Online-Durchsuchung: BKA tüftelt neue Software aus

Statt der massenhaften Schnüffelei mit so genannten Trojanern will das Bundeskriminalamt offenbar einzelne Rechner verwanzen.

"Keine sinnvolle Strategie des BKA": Verwanzung von einzelnen Rechnern geplant Bild: dpa

BERLIN taz Selten waren sie so häufig in den Medien wie im Moment - die Themen Terror und Gefahrenabwehr. Fast täglich geistern neue Vorschläge durch die Presse, wie dem Risiko beizukommen sei. Der jüngste stammt von dem Chef des Bundeskriminalamts (BKA), Jörg Ziercke. In einem "Hintergrundgespräch" mit der Computerzeitschrift CHIP offenbarte Ziercke, dass eine neue Software zur Onlineüberwachung genutzt werden solle: RFS ("Remote Forensic Software") werde die bislang eingesetzten "Trojaner" ablösen.

Ein "Trojaner" ist ein unerwünschtes Programm, das Nutzern von außen auf den Rechner gespielt wird und die PC-Aktivitäten aufzeichnet. Das neue Programm RFS hingegen muss offenbar direkt auf dem Rechner des Computerbenutzers installiert werden. Damit dies überhaupt geschehen kann, müssen die Sicherheitsbehörden in die Wohnung des Verdächtigen eindringen. Technisch funktioniert das Programm durch einen sogenannten "key logger" - also ein Protokoll aller Tastenbewegungen auf dem Rechner. Diese gesammelten Daten werden dann wieder an den entsprechenden Empfänger geschickt, also in diesem Fall das BKA.

Das BKA wollte den Bericht gestern nicht kommentieren. Das Bundesamt für Sicherheit in der Informationstechnik (BSI) erklärte auf Anfrage, es habe mit der neuen Software nichts zu tun. Das BKA habe das Programm vielmehr alleine entwickelt.

Experten streiten nun, wie die technische Innovation aus der Wiesbadener Behörde einzuordnen ist. Informatik-Professor Andreas Pfitzmann von der TU Dresden glaubt, dass die Remote Forensic Software eher "eine Rolle rückwärts" sei. Der Informatiker hält das Programm technisch für keine große Neuheit. In den USA werde eine ähnliche Software bereits seit zehn Jahren eingesetzt. Im Unterschied zur Onlineüberwachung mit "Trojanern" würden mit der von Ziercke ins Spiel gebrachten Software nicht unwissentlich tausende von Bürgern ausgespäht. Es werde eine Individualüberwachung und keine Massenüberwachung ermöglicht.

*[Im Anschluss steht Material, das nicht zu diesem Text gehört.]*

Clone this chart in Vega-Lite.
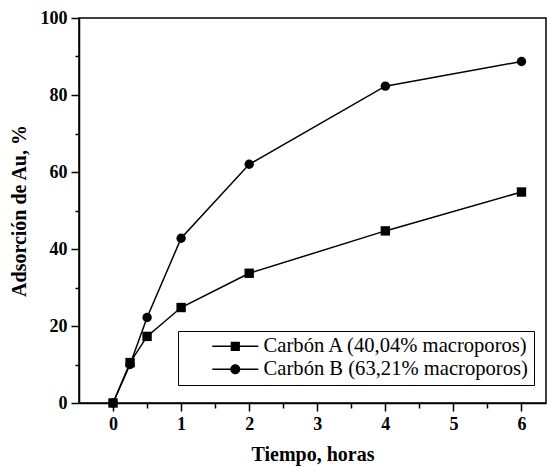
{
  "$schema": "https://vega.github.io/schema/vega-lite/v6.json",
  "autosize": "none",
  "padding": {"left": 79, "top": 18, "right": 1, "bottom": 63},
  "width": 467,
  "height": 385,
  "background": "white",
  "config": {
    "view": {"stroke": "black", "strokeWidth": 1.5},
    "axis": {
      "domainColor": "black", "domainWidth": 1.5,
      "tickColor": "black", "tickWidth": 1.5,
      "labelFont": "Liberation Serif", "labelFontWeight": "bold", "labelFontSize": 18, "labelColor": "black",
      "titleFont": "Liberation Serif", "titleFontWeight": "bold", "titleFontSize": 20, "titleColor": "black",
      "grid": false
    }
  },
  "data": {"values": [
    {"t": 0, "ads": 0, "serie": "Carbón A (40,04% macroporos)"},
    {"t": 0.25, "ads": 10.5, "serie": "Carbón A (40,04% macroporos)"},
    {"t": 0.5, "ads": 17.3, "serie": "Carbón A (40,04% macroporos)"},
    {"t": 1, "ads": 24.8, "serie": "Carbón A (40,04% macroporos)"},
    {"t": 2, "ads": 33.7, "serie": "Carbón A (40,04% macroporos)"},
    {"t": 4, "ads": 44.7, "serie": "Carbón A (40,04% macroporos)"},
    {"t": 6, "ads": 54.8, "serie": "Carbón A (40,04% macroporos)"},
    {"t": 0, "ads": 0, "serie": "Carbón B (63,21% macroporos)"},
    {"t": 0.25, "ads": 10, "serie": "Carbón B (63,21% macroporos)"},
    {"t": 0.5, "ads": 22.2, "serie": "Carbón B (63,21% macroporos)"},
    {"t": 1, "ads": 42.8, "serie": "Carbón B (63,21% macroporos)"},
    {"t": 2, "ads": 62, "serie": "Carbón B (63,21% macroporos)"},
    {"t": 4, "ads": 82.3, "serie": "Carbón B (63,21% macroporos)"},
    {"t": 6, "ads": 88.7, "serie": "Carbón B (63,21% macroporos)"}
  ]},
  "encoding": {
    "x": {"field": "t", "type": "quantitative",
      "scale": {"domain": [-0.5, 6.36], "nice": false, "zero": false},
      "axis": {"title": "Tiempo, horas", "values": [0, 0.5, 1, 1.5, 2, 2.5, 3, 3.5, 4, 4.5, 5, 5.5, 6],
        "labelExpr": "datum.value % 1 === 0 ? format(datum.value, 'd') : ''",
        "tickSize": {"expr": "datum.value % 1 === 0 ? 8 : 5"},
        "labelPadding": 4, "titlePadding": 11}},
    "y": {"field": "ads", "type": "quantitative",
      "scale": {"domain": [0, 100], "nice": false},
      "axis": {"title": "Adsorción de Au, %", "values": [0, 10, 20, 30, 40, 50, 60, 70, 80, 90, 100],
        "labelExpr": "datum.value % 20 === 0 ? datum.label : ''",
        "tickSize": {"expr": "datum.value % 20 === 0 ? 8 : 4"},
        "labelPadding": 4, "titlePadding": 11}}
  },
  "layer": [
    {"mark": {"type": "line", "color": "black", "strokeWidth": 1.5},
     "encoding": {"detail": {"field": "serie", "type": "nominal"}}},
    {"mark": {"type": "point", "filled": true, "color": "black", "opacity": 1, "size": 88},
     "encoding": {"shape": {"field": "serie", "type": "nominal",
       "scale": {"domain": ["Carbón A (40,04% macroporos)", "Carbón B (63,21% macroporos)"], "range": ["square", "circle"]},
       "legend": null}}},
    {"mark": {"type": "point", "filled": true, "color": "black", "opacity": 0},
     "encoding": {"shape": {"field": "serie", "type": "nominal",
       "scale": {"domain": ["Carbón A (40,04% macroporos)", "Carbón B (63,21% macroporos)"],
         "range": ["M-4.6,-0.15H4.6V0.15H-4.6ZM-0.92,-0.92H0.92V0.92H-0.92Z", "M-4.6,-0.15H4.6V0.15H-4.6ZM-1,0A1,1 0 1,1 1,0A1,1 0 1,1 -1,0Z"]},
       "legend": {"title": null, "orient": "none", "legendX": 99, "legendY": 313,
         "strokeColor": "black", "padding": 5, "rowPadding": 2,
         "symbolSize": 100, "symbolOpacity": 1, "symbolFillColor": "black", "symbolStrokeColor": "black", "symbolStrokeWidth": 0,
         "labelFont": "Liberation Serif", "labelFontSize": 20.6, "labelColor": "black", "labelLimit": 400,
         "symbolOffset": 42, "labelOffset": 18,
         "encode": {"symbols": {"update": {"fill": {"value": "black"}, "opacity": {"value": 1}}}}}}}}
  ],
  "resolve": {"scale": {"shape": "independent"}, "legend": {"shape": "independent"}}
}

Glaubt man dem CHIP-Beitrag ist eben das die Absicht des BKA: Die Zahl der Fälle, bei denen ein Einsatz der neuen Technik in Frage käme, sei einstellig, zitiert ihn die Zeitschrift.

Der Dresdner Forscher Pfitzmann bemängelt indes auch die Vorgehensweise des Bundeskriminalamtes. "Das ist keine sinnvolle Strategie des BKA und auch keine der Politiker." Auf diese Weise heize Ziercke nur die Bedenken der Bürger gegen die Pläne des Bundesinnenministers weiter an.

Heinz Schweppe, Informatiker an der Humboldt-Universität in Berlin, verweist auf die Risiken, die sich durch die Möglichkeit des Telefonierens via Internet ergeben. Eine "Verwanzung" eines PCs mit der neuen RFS-Software komme schnell dem Abhören eines Telefons gleich - und falle damit unter die Entscheidung des Bundesverfassungsgerichts zum "Großen Lauschangriff". Er hat deshalb Zweifel, ob die von Ziercke den CHIP-Lesern bekannt gemachte Software überhaupt je zum Einsatz kommen darf.